Биография, как видим, не из тех, чтобы поучать молодых советских недоумков чувству патриотизма. И все же, разве мало было таких людей из семей эмигрантов, которые любовь к Родине всосали с молоком матери? Но, пожалуй, слишком мало времени было у Сабурова, чтобы понять и принять дорогое ему Отечество как советское, социалистическое государство. Из того года, в течение которого происходит действие романа, полгода Сабуров просидел в лондонских библиотеках, читая о Советской России самую противоречивую литературу. Приехав в нашу страну, добросовестно занимался выполнением задания по отбору и фотографированию иконописной живописи, а значит, не так уж много видел и слышал из живой жизни. Стало быть, с психологически убедительным обоснованием решительного перелома, происшедшего в сознании Сабурова, что-то недодумано.
А вообще-то надо особо подчеркнуть, что лирический образ Родины проходит через весь роман — Родины именно советской, социалистической, унаследовавшей все лучшее из многовековой истории России и ныне идущей в авангарде борьбы за мир и счастье трудового человечества.

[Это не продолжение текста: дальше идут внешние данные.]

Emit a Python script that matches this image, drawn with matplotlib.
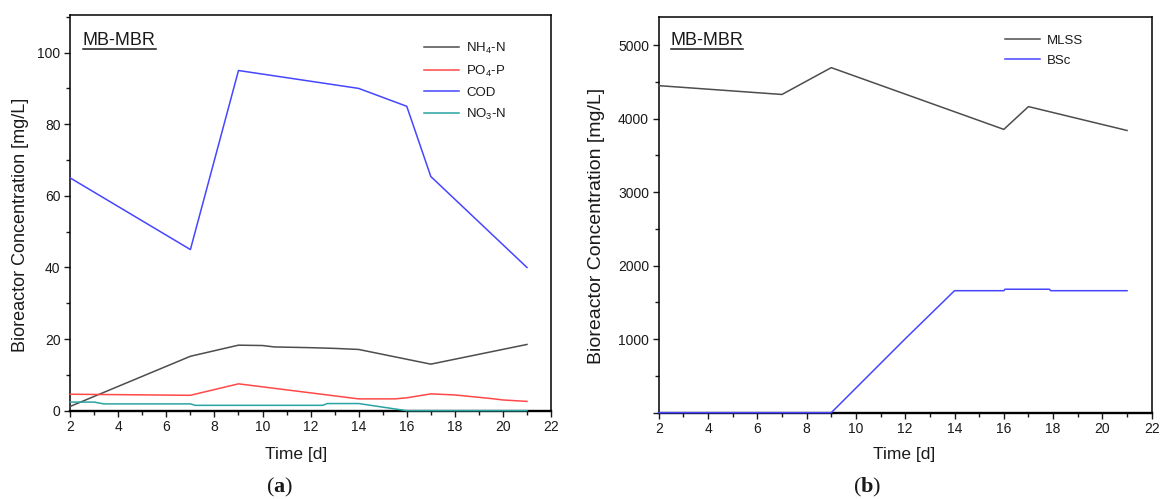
import matplotlib
matplotlib.use('Agg')
import matplotlib.pyplot as plt
import matplotlib.ticker as ticker
from matplotlib.lines import Line2D

plt.rcParams['font.family'] = ['Liberation Sans', 'DejaVu Sans']
plt.rcParams['mathtext.fontset'] = 'custom'
plt.rcParams['mathtext.rm'] = 'Liberation Sans'
plt.rcParams['mathtext.it'] = 'Liberation Sans:italic'
plt.rcParams['mathtext.bf'] = 'Liberation Serif:bold'

# (a) nutrientes / COD no bioreator
nh4_t = [2, 7, 9, 10, 10.5, 12, 13, 14, 17, 21]
nh4 = [1.2, 15.2, 18.3, 18.2, 17.8, 17.6, 17.4, 17.1, 13.0, 18.5]

po4_t = [2, 7, 9, 14, 15.5, 16, 17, 18, 19.5, 20, 21]
po4 = [4.6, 4.3, 7.5, 3.3, 3.3, 3.6, 4.7, 4.4, 3.4, 3.0, 2.6]

cod_t = [2, 7, 9, 14, 16, 17, 21]
cod = [65, 45, 95, 90, 85, 65.4, 40]

no3_t = [2, 3, 3.4, 7.0, 7.2, 12.5, 12.7, 14, 15, 15.7, 16, 21]
no3 = [2.4, 2.4, 1.9, 1.9, 1.5, 1.5, 2.0, 2.0, 1.0, 0.3, 0, 0]

# (b) solidos
mlss_t = [2, 7, 9, 14, 16, 17, 21]
mlss = [4450, 4330, 4695, 4095, 3855, 4165, 3840]

bsc_t = [2, 9, 12, 14, 16, 16.05, 17.85, 17.9, 21]
bsc = [0, 0, 1005, 1660, 1660, 1680, 1680, 1660, 1660]

W, H = 1160, 499
fig = plt.figure(figsize=(W / 100, H / 100), dpi=100)

ax1 = fig.add_axes([70.2 / W, (H - 410.7) / H, 480.8 / W, 395.7 / H])
ax2 = fig.add_axes([658.7 / W, (H - 412.7) / H, 493.0 / W, 395.4 / H])

cor_texto = '#1a1a1a'


def estilo_eixos(ax):
    for lado in ['top', 'right', 'left']:
        ax.spines[lado].set_linewidth(1.1)
    ax.spines['bottom'].set_linewidth(1.7)
    ax.tick_params(which='major', direction='out', length=4.5, width=1.0,
                   labelsize=10, pad=2.5, colors=cor_texto)
    ax.tick_params(which='minor', direction='out', length=2.8, width=1.0,
                   colors=cor_texto)
    ax.set_xlim(2, 22)
    ax.xaxis.set_major_locator(ticker.MultipleLocator(2))
    ax.xaxis.set_minor_locator(ticker.MultipleLocator(1))


lw = 1.1
ax1.plot(nh4_t, nh4, color='#4d4d4d', lw=lw, label='NH$_4$-N', zorder=3, clip_on=False)
ax1.plot(po4_t, po4, color='#ff4848', lw=lw, label='PO$_4$-P', zorder=3, clip_on=False)
ax1.plot(cod_t, cod, color='#4646ff', lw=lw, label='COD', zorder=3, clip_on=False)
ax1.plot(no3_t, no3, color='#2aa3a3', lw=lw, label='NO$_3$-N', zorder=3, clip_on=False)
estilo_eixos(ax1)
ax1.set_ylim(0, 110.5)
ax1.yaxis.set_major_locator(ticker.MultipleLocator(20))
ax1.yaxis.set_minor_locator(ticker.MultipleLocator(10))

ax2.plot(mlss_t, mlss, color='#4d4d4d', lw=lw, label='MLSS', zorder=3, clip_on=False)
ax2.plot(bsc_t, bsc, color='#4646ff', lw=lw, label='BSc', zorder=3, clip_on=False)
estilo_eixos(ax2)
ax2.set_ylim(0, 5380)
ax2.set_yticks([0, 1000, 2000, 3000, 4000, 5000])
ax2.set_yticklabels(['', '1000', '2000', '3000', '4000', '5000'])
ax2.yaxis.set_minor_locator(ticker.MultipleLocator(500))

fs_leg = 9.5
fs_px = fs_leg * 100 / 72
for ax, ancora in [(ax1, (0.7365, 0.934)), (ax2, (0.702, 0.956))]:
    leg = ax.legend(loc='upper left', bbox_to_anchor=ancora, frameon=False,
                    fontsize=fs_leg, borderaxespad=0, borderpad=0,
                    handlelength=35 / fs_px, handletextpad=0.5, labelspacing=0.58)
    for t in leg.get_texts():
        t.set_color(cor_texto)

# titulo sublinhado dentro de cada painel
titulos = [ax1.text(0.026, 0.924, 'MB-MBR', transform=ax1.transAxes, fontsize=13,
                    va='baseline', ha='left', color=cor_texto),
           ax2.text(0.024, 0.930, 'MB-MBR', transform=ax2.transAxes, fontsize=13,
                    va='baseline', ha='left', color=cor_texto)]

for x, y, fs in [(20.8, 225.0, 13), (596.5, 226.0, 14)]:
    fig.text(x / W, 1 - y / H, 'Bioreactor Concentration [mg/L]', rotation=90,
             ha='center', va='center', fontsize=fs, color=cor_texto)
for x in [296.5, 904.6]:
    fig.text(x / W, 1 - 454 / H, 'Time [d]', ha='center', va='center',
             fontsize=12.5, color=cor_texto)

for x, letra in [(280, 'a'), (867, 'b')]:
    fig.text(x / W, 1 - 487 / H, '($\\mathbf{%s}$)' % letra, ha='center', va='center',
             fontsize=16, family='Liberation Serif', color=cor_texto)

fig.canvas.draw()
renderer = fig.canvas.get_renderer()
for t in titulos:
    bb = t.get_window_extent(renderer)
    base = t.get_transform().transform(t.get_position())[1]
    y_lin = (base - 4) / fig.bbox.height
    fig.add_artist(Line2D([bb.x0 / fig.bbox.width, bb.x1 / fig.bbox.width], [y_lin, y_lin],
                          transform=fig.transFigure, color=cor_texto, lw=1.1))

fig.savefig('out.png', dpi=100, facecolor='white')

«В начале 20-х годов, — вспоминал В. Кочетов, — я приехал в Ленинград. Это был совсем не тот город, каким мы знаем его сегодня. На многих улицах стояли пустые коробки или лежали развалины сгоревших в дни революции и гражданской войны зданий. С ними соседствовали шумные заведения, вроде игорных клубов «Казино» и «Трокадеро». На Александровском рынке можно было купить из-под полы все, что угодно, — от сорочки тончайшего полотна, которую, «вот вам крест святой, гражданин», носил сам Николай II, до маузера в деревянной кобуре, с кавказской насечкой. На Лиговке, на Пушкинской улице, на площади Покрова, как ныне в Париже на улице Пигаль, бродили толпы голодных женщин в поисках ночного заработка. Были сложные годы нэпа»[189].